• [Task requirements] Skip the pictures. Set down, word for word, the lines from the start of the material up to and including the line with "42.6, 39.4]".

***

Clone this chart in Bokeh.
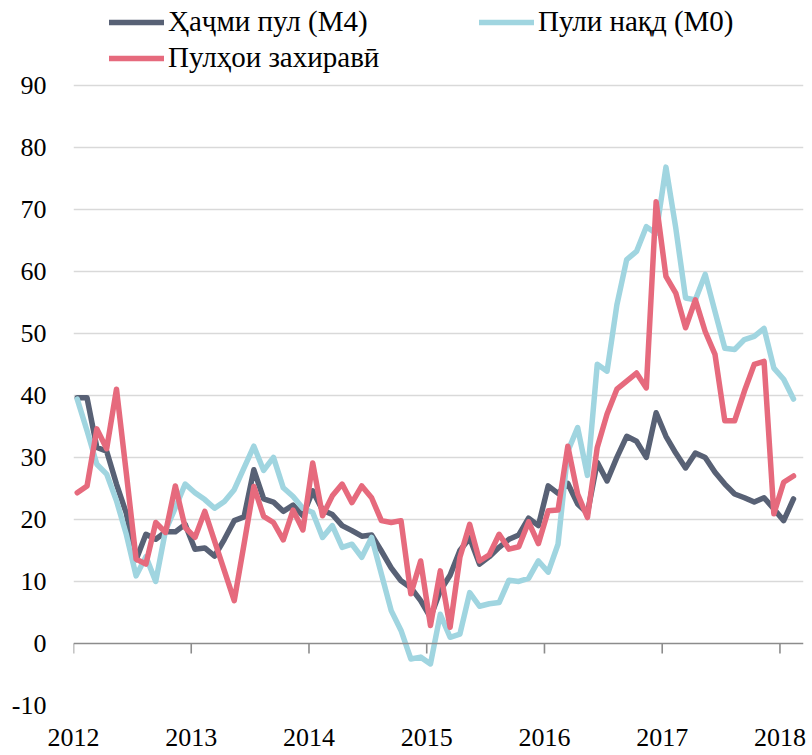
from bokeh.plotting import figure
from bokeh.models import FixedTicker, Span, Legend, LegendItem
from bokeh.embed import file_html
from bokeh.resources import INLINE

# ---- data (monthly, Jan 2012 .. Feb 2018) ----
year_ticks = [0, 12, 24, 36, 48, 60, 72]
year_labels = ["2012", "2013", "2014", "2015", "2016", "2017", "2018"]
y_ticks = [-10, 0, 10, 20, 30, 40, 50, 60, 70, 80, 90]

m4 = [39.6, 39.6, 31.6, 31.0, 25.7, 21.0, 13.5, 17.6, 16.8, 18.0, 18.0, 19.2,
      15.2, 15.4, 14.1, 16.8, 19.8, 20.4, 28.0, 23.3, 22.8, 21.3, 22.3, 20.6,
      24.6, 21.5, 20.8, 19.0, 18.2, 17.3, 17.5, 14.9, 12.2, 10.1, 9.0, 6.9,
      4.2, 8.5, 11.0, 15.0, 17.0, 12.8, 14.0, 15.5, 16.8, 17.5, 20.2, 19.0,
      25.4, 24.2, 25.8, 22.5, 21.0, 29.2, 26.2, 30.0, 33.4, 32.6, 30.0, 37.2,
      33.4, 30.7, 28.3, 30.7, 30.0, 27.6, 25.7, 24.1, 23.5, 22.8, 23.5, 21.7,
      19.8, 23.3]

m0 = [39.4, 34.3, 28.9, 27.3, 23.0, 17.6, 10.9, 14.0, 10.0, 18.2, 21.9, 25.7,
      24.3, 23.2, 21.8, 22.9, 24.8, 28.3, 31.8, 27.9, 30.0, 25.1, 23.7, 21.8,
      21.1, 17.1, 19.0, 15.5, 16.0, 13.9, 17.1, 11.2, 5.3, 2.1, -2.5, -2.2,
      -3.3, 4.7, 1.0, 1.5, 8.2, 6.0, 6.4, 6.6, 10.2, 10.0, 10.5, 13.3,
      11.5, 16.0, 31.0, 34.8, 27.1, 45.0, 43.9, 54.6, 61.9, 63.2, 67.2, 66.1,
      76.8, 67.0, 55.7, 55.4, 59.5, 53.5, 47.6, 47.4, 49.0, 49.5, 50.8, 44.4,
      42.6, 39.4]

reserve = [24.3, 25.4, 34.6, 31.4, 41.0, 27.5, 13.6, 12.8, 19.5, 17.9, 25.4, 18.7,
           17.1, 21.3, 16.5, 11.7, 6.9, 16.0, 25.3, 20.5, 19.5, 16.7, 21.5, 18.3,
           29.1, 20.6, 23.8, 25.7, 22.7, 25.4, 23.5, 19.8, 19.5, 19.8, 8.0, 13.3,
           2.9, 11.7, 2.6, 13.9, 19.2, 13.3, 14.3, 17.6, 15.2, 15.6, 19.6, 16.1,
           21.4, 21.5, 31.8, 24.1, 20.3, 31.6, 37.0, 41.0, 42.3, 43.6, 41.2, 71.2,
           59.2, 56.5, 50.9, 55.4, 50.3, 46.6, 35.9, 35.9, 40.7, 45.0, 45.5, 20.9,
           26.0, 27.0]

names = ["Ҳаҷми пул (M4)", "Пули нақд (M0)", "Пулҳои захиравӣ"]
colors = ["#586175", "#a0d5e0", "#e66a7d"]

months = list(range(len(m4)))
x = [m + 0.38 for m in months]

FONT = "Liberation Serif"

# frame reaches the top of the figure so the legend rows fit inside it
p = figure(width=810, height=754, x_range=(0, 74.4), y_range=(-10, 103.66),
           output_backend="svg", toolbar_location=None,
           min_border_left=73, min_border_right=7, min_border_top=0,
           min_border_bottom=49)
p.outline_line_color = None
p.background_fill_color = "white"

p.xaxis.ticker = FixedTicker(ticks=year_ticks)
p.xaxis.major_label_overrides = {t: l for t, l in zip(year_ticks, year_labels)}
p.xaxis.axis_line_color = None
p.xaxis.major_tick_line_color = None
p.xaxis.minor_tick_line_color = None
p.xaxis.major_tick_out = 0
p.xaxis.major_tick_in = 0
p.xaxis.major_label_standoff = 23
p.xaxis.major_label_text_line_height = 0.5
p.xaxis.major_label_text_font = FONT
p.xaxis.major_label_text_font_size = "26px"
p.xaxis.major_label_text_color = "#000000"

p.yaxis.ticker = FixedTicker(ticks=y_ticks)
p.yaxis.major_label_overrides = {-10: "-10"}
p.yaxis.axis_line_color = None
p.yaxis.major_tick_line_color = None
p.yaxis.minor_tick_line_color = None
p.yaxis.major_tick_out = 0
p.yaxis.major_tick_in = 0
p.yaxis.major_label_standoff = 27
p.yaxis.major_label_text_font = FONT
p.yaxis.major_label_text_font_size = "26px"
p.yaxis.major_label_text_color = "#000000"

p.xgrid.grid_line_color = None
p.ygrid.ticker = FixedTicker(ticks=[t for t in y_ticks if t != 0])
p.ygrid.grid_line_color = "#d9d9d9"
p.ygrid.grid_line_width = 1.5

# zero axis line with year tick marks
p.add_layout(Span(location=0, dimension="width", line_color="#8c8c8c", line_width=1.6))
p.segment(x0=year_ticks, y0=[0] * len(year_ticks), x1=year_ticks,
          y1=[-1.6] * len(year_ticks), line_color="#8c8c8c", line_width=1.6)

renderers = []
for series, c in zip([m4, m0, reserve], colors):
    r = p.line(x, series, line_color=c, line_width=5.5, line_join="round", line_cap="round")
    renderers.append(r)

# legends (one per entry, placed above the -10..90 area)
leg_pos = [(36, 667), (406, 667), (36, 631)]
for name, r, loc in zip(names, renderers, leg_pos):
    lg = Legend(items=[LegendItem(label=name, renderers=[r])], location=loc,
                padding=0, margin=0, spacing=0, border_line_color=None,
                background_fill_alpha=0, glyph_width=55, glyph_height=30,
                label_height=30, label_standoff=4, label_text_font=FONT,
                label_text_font_size="29px", label_text_color="#000000")
    p.add_layout(lg, "center")

open("out.html", "w").write(file_html(p, INLINE))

***

• [The reply]
Clone this chart in Bokeh.
from bokeh.plotting import figure
from bokeh.models import FixedTicker, Span, Legend, LegendItem
from bokeh.embed import file_html
from bokeh.resources import INLINE

# ---- data (monthly, Jan 2012 .. Feb 2018) ----
year_ticks = [0, 12, 24, 36, 48, 60, 72]
year_labels = ["2012", "2013", "2014", "2015", "2016", "2017", "2018"]
y_ticks = [-10, 0, 10, 20, 30, 40, 50, 60, 70, 80, 90]

m4 = [39.6, 39.6, 31.6, 31.0, 25.7, 21.0, 13.5, 17.6, 16.8, 18.0, 18.0, 19.2,
      15.2, 15.4, 14.1, 16.8, 19.8, 20.4, 28.0, 23.3, 22.8, 21.3, 22.3, 20.6,
      24.6, 21.5, 20.8, 19.0, 18.2, 17.3, 17.5, 14.9, 12.2, 10.1, 9.0, 6.9,
      4.2, 8.5, 11.0, 15.0, 17.0, 12.8, 14.0, 15.5, 16.8, 17.5, 20.2, 19.0,
      25.4, 24.2, 25.8, 22.5, 21.0, 29.2, 26.2, 30.0, 33.4, 32.6, 30.0, 37.2,
      33.4, 30.7, 28.3, 30.7, 30.0, 27.6, 25.7, 24.1, 23.5, 22.8, 23.5, 21.7,
      19.8, 23.3]

m0 = [39.4, 34.3, 28.9, 27.3, 23.0, 17.6, 10.9, 14.0, 10.0, 18.2, 21.9, 25.7,
      24.3, 23.2, 21.8, 22.9, 24.8, 28.3, 31.8, 27.9, 30.0, 25.1, 23.7, 21.8,
      21.1, 17.1, 19.0, 15.5, 16.0, 13.9, 17.1, 11.2, 5.3, 2.1, -2.5, -2.2,
      -3.3, 4.7, 1.0, 1.5, 8.2, 6.0, 6.4, 6.6, 10.2, 10.0, 10.5, 13.3,
      11.5, 16.0, 31.0, 34.8, 27.1, 45.0, 43.9, 54.6, 61.9, 63.2, 67.2, 66.1,
      76.8, 67.0, 55.7, 55.4, 59.5, 53.5, 47.6, 47.4, 49.0, 49.5, 50.8, 44.4,
      42.6, 39.4]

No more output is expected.